Живопись после живописи. Картина в век механических технологий
- №9, сентябрь
- Андрей Фоменко
Речь пойдет о картине. Само это слово имеет довольно широкий спектр значений (что отчасти мне даже на руку), поэтому уточню: под картиной я понимаю особую форму художественной репрезентации, которая оперирует визуальными образами, заключенными в пределах ясно ограниченной двухмерной плоскости. Эта плоскость функционирует как экран: препятствуя смешению порядка вещей и порядка знаков, он в то же время позволяет рассматривать второй как подобие первого. В данном случае меня не интересуют исторические корни картины, ее генеалогия и прочее (об этом сказано и написано уже немало). Я собираюсь лишь обратить внимание на некоторые преобразования, которые медиум картины претерпел в искусстве двух последних десятилетий, отчасти под влиянием механических технологий — фотографии, кино и видео. Но сначала для сравнения приведу пару примеров, взятых из несколько более отдаленной эпохи — эпохи неоавангарда.
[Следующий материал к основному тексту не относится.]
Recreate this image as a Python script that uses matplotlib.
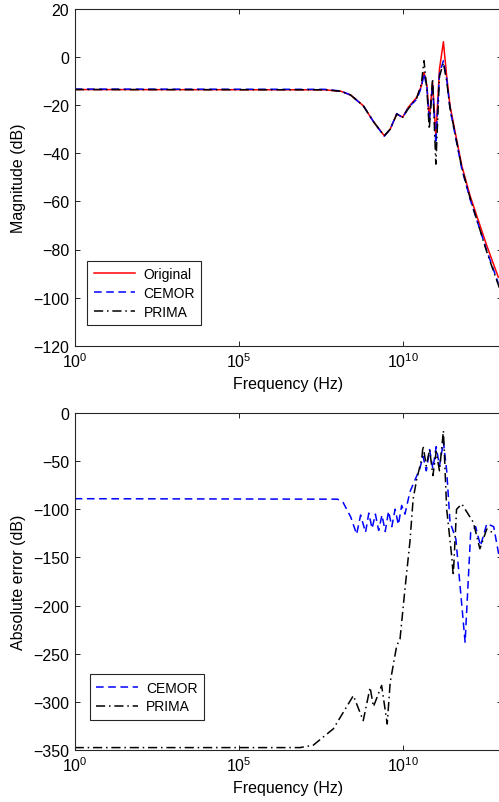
import numpy as np
import matplotlib
matplotlib.use("Agg")
import matplotlib.pyplot as plt
from matplotlib.ticker import FixedLocator

# log10(frequency) and magnitude (dB)
orig_lf = [0.0, 7.6, 8.1, 8.4, 8.78, 9.1, 9.42, 9.6, 9.8, 9.98, 10.15, 10.41, 10.55, 10.63,
           10.72, 10.79, 10.89, 10.99, 11.1, 11.22, 11.32, 11.42, 11.78, 12.03, 12.54, 12.89]
orig_db = [-13.5, -13.6, -14.2, -15.8, -20.2, -27.0, -32.7, -30.0, -23.7, -25.0, -20.9, -16.7,
           -12.0, -6.3, -12.0, -25.7, -10.5, -32.7, -5.0, 6.4, -8.0, -20.2, -45.2, -57.6, -78.4, -91.5]

cemor_lf = [0.0, 7.6, 8.1, 8.4, 8.78, 9.1, 9.42, 9.6, 9.8, 9.98, 10.15, 10.41, 10.55, 10.63,
            10.72, 10.79, 10.89, 10.99, 11.1, 11.22, 11.32, 11.42, 11.78, 12.03, 12.54, 12.89]
cemor_db = [-13.3, -13.4, -14.1, -15.8, -20.2, -27.0, -32.9, -30.0, -23.5, -25.2, -21.0, -17.5,
            -12.5, -6.8, -13.0, -27.0, -11.5, -36.0, -7.0, -1.5, -9.0, -21.5, -46.5, -59.0, -80.5, -94.0]

prima_lf = [0.0, 7.6, 8.1, 8.4, 8.78, 9.1, 9.42, 9.6, 9.8, 9.98, 10.15, 10.41, 10.55, 10.63,
            10.72, 10.79, 10.89, 10.99, 11.1, 11.22, 11.32, 11.42, 11.78, 12.03, 12.54, 12.95]
prima_db = [-13.5, -13.6, -14.2, -15.8, -20.2, -27.0, -32.7, -30.0, -23.7, -25.0, -21.5, -17.0,
            -11.0, -1.5, -14.0, -30.0, -9.0, -44.5, -8.0, -2.5, -10.0, -21.0, -46.0, -58.5, -81.0, -97.0]

# absolute error (dB)
err_c_lf = [0.0, 8.0, 8.17, 8.4, 8.58, 8.7, 8.85, 8.95, 9.05, 9.15, 9.25, 9.35, 9.45, 9.55, 9.65,
            9.75, 9.85, 9.95, 10.05, 10.2, 10.35, 10.5, 10.6, 10.7, 10.8, 10.9, 11.0, 11.1,
            11.22, 11.32, 11.42, 11.6, 11.88, 12.05, 12.2, 12.35, 12.54, 12.75, 12.92]
err_c_db = [-89.0, -89.5, -93.0, -108.0, -126.0, -106.0, -124.0, -104.0, -120.0, -105.0, -122.0,
            -106.0, -123.0, -102.0, -118.0, -100.0, -116.0, -96.0, -105.0, -82.0, -70.0, -58.0,
            -45.0, -60.0, -38.0, -58.0, -35.0, -55.0, -30.0, -60.0, -113.0, -131.0, -238.0,
            -124.0, -118.0, -138.0, -115.0, -118.0, -150.0]

err_p_lf = [0.0, 6.86, 7.26, 7.87, 8.48, 8.78, 8.99, 9.09, 9.34, 9.51, 9.6, 9.8, 9.9, 10.05,
            10.2, 10.3, 10.41, 10.56, 10.6, 10.7, 10.8, 10.9, 11.0, 11.1, 11.22, 11.32,
            11.47, 11.52, 11.62, 11.78, 12.13, 12.33, 12.54, 12.75]
err_p_db = [-347.5, -347.5, -345.0, -328.0, -293.5, -319.5, -285.0, -305.0, -283.0, -323.0,
            -279.7, -241.6, -234.7, -182.8, -134.0, -89.0, -68.5, -47.8, -34.0, -55.0, -38.0,
            -65.0, -40.0, -60.0, -18.4, -100.0, -148.0, -169.0, -100.0, -94.5, -113.5, -141.0,
            -120.5, -125.0]

W, H = 499, 803
fig = plt.figure(figsize=(W / 100, H / 100), dpi=100)
plt.rcParams['font.family'] = ['Liberation Sans', 'DejaVu Sans']
plt.rcParams['mathtext.fontset'] = 'custom'
plt.rcParams['mathtext.rm'] = 'Liberation Sans'

left = 74.7 / W
width = (501.9 - 74.7) / W
ax1 = fig.add_axes([left, (H - 346.7) / H, width, 336.7 / H])
ax2 = fig.add_axes([left, (H - 751.0) / H, width, 337.0 / H])

lw = 1.1
dash = (0, (5, 3))
dashdot = (0, (6, 2.5, 1, 2.5))
ax1.plot(10 ** np.array(orig_lf), orig_db, color='#ff0000', ls='-', lw=lw, label='Original')
ax1.plot(10 ** np.array(cemor_lf), cemor_db, color='#0000ff', ls=dash, lw=lw, label='CEMOR')
ax1.plot(10 ** np.array(prima_lf), prima_db, color='black', ls=dashdot, lw=lw, label='PRIMA')

ax2.plot(10 ** np.array(err_c_lf), err_c_db, color='#0000ff', ls=dash, lw=lw, label='CEMOR')
ax2.plot(10 ** np.array(err_p_lf), err_p_db, color='black', ls=dashdot, lw=lw, label='PRIMA')

fs = 11.5
for ax, ylim, yt, ylab, lpos in [
    (ax1, (-120, 20), np.arange(-120, 21, 20), 'Magnitude (dB)', (0.0295, 0.0615)),
    (ax2, (-350, 0), np.arange(-350, 1, 50), 'Absolute error (dB)', (0.036, 0.09)),
]:
    ax.set_xscale('log')
    ax.set_xlim(1, 1e13)
    ax.set_ylim(*ylim)
    ax.xaxis.set_major_locator(FixedLocator([1, 1e5, 1e10]))
    ax.xaxis.set_minor_locator(FixedLocator([]))
    ax.set_yticks(yt)
    ax.tick_params(direction='in', top=True, right=True, length=3.5, width=0.7,
                   labelsize=fs, pad=4, colors='#262626', labelcolor='black')
    for s in ax.spines.values():
        s.set_linewidth(0.8)
        s.set_color('#262626')
    ax.set_xlabel('Frequency (Hz)', fontsize=fs, labelpad=4)
    ax.set_ylabel(ylab, fontsize=fs, labelpad=5)
    leg = ax.legend(loc='lower left', bbox_to_anchor=lpos, fontsize=10, fancybox=False,
                    framealpha=1, edgecolor='#262626', handlelength=3.0, borderpad=0.45,
                    labelspacing=0.35, handletextpad=0.6, borderaxespad=0)
    leg.get_frame().set_linewidth(0.8)

fig.savefig('out.png', dpi=100)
Это «Контингент» (1969), самая известная работа американской художницы Евы Хессе. Она представляет собой несколько прямоугольных силиконовых пластов, свисающих да самого пола и обращенных к зрителю своими гранями. Можно описать эти объекты как картины, подвергнутые своеобразной десублимации. Вместо нейтрального носителя визуальной информации, изолированного от своего вещественного окружения, мы видим объекты, демонстрирующие нам свою материальную природу (ведь «толщина» картины, предъявляемая зрителю расположением этих объектов в пространстве, — нерелевантный параметр, в отличие от высоты и ширины). Неровная конфигурация и фактура этих объектов, похожих на вывешенные для просушки шкуры каких-то неизвестных животных, словно намекает на их органическое происхождение, на индексальную связь с реальностью за пределами художественной репрезентации. Архаические коннотации здесь не случайны — ведь первые «картины» не были нейтральными плоскостями: изображения располагались на поверхностях неправильной формы, с неровной текстурой и с нечеткими границами — на скалах, кусках коры или шкурах.
Второй пример — более поздний, относится к началу
В обоих случаях картина становится предметом критического анализа, который фиксирует внимание на материальных параметрах данного медиума, настаивая на том, что картина — это тело, расположенное в пространстве и обладающее определенными физическими характеристиками. В работах использованы материалы, отчасти напоминающие холст — традиционный материал живописи, — но и Хессе, и Моррис позволяют своим картинам свободно свисать до земли. В них отсутствует жесткая основа — рама, которая, собственно, и делает картину картиной. Гладкость и строгая вертикальность туго натянутого холста отвергается как иллюзорный фасад, маскирующий подлинную, а именно вещественную и телесную, сущность картины. Речь идет о первичном уровне репрезентации, который остается сокрытым, и для описания которого Жорж Батай прибегал к понятию «бесформенное». «Бесформенное» предшествует форме, оно позволяет ей явиться на свет и одновременно подрывает идеализм формы, всецело принадлежа сфере «низкого материализма».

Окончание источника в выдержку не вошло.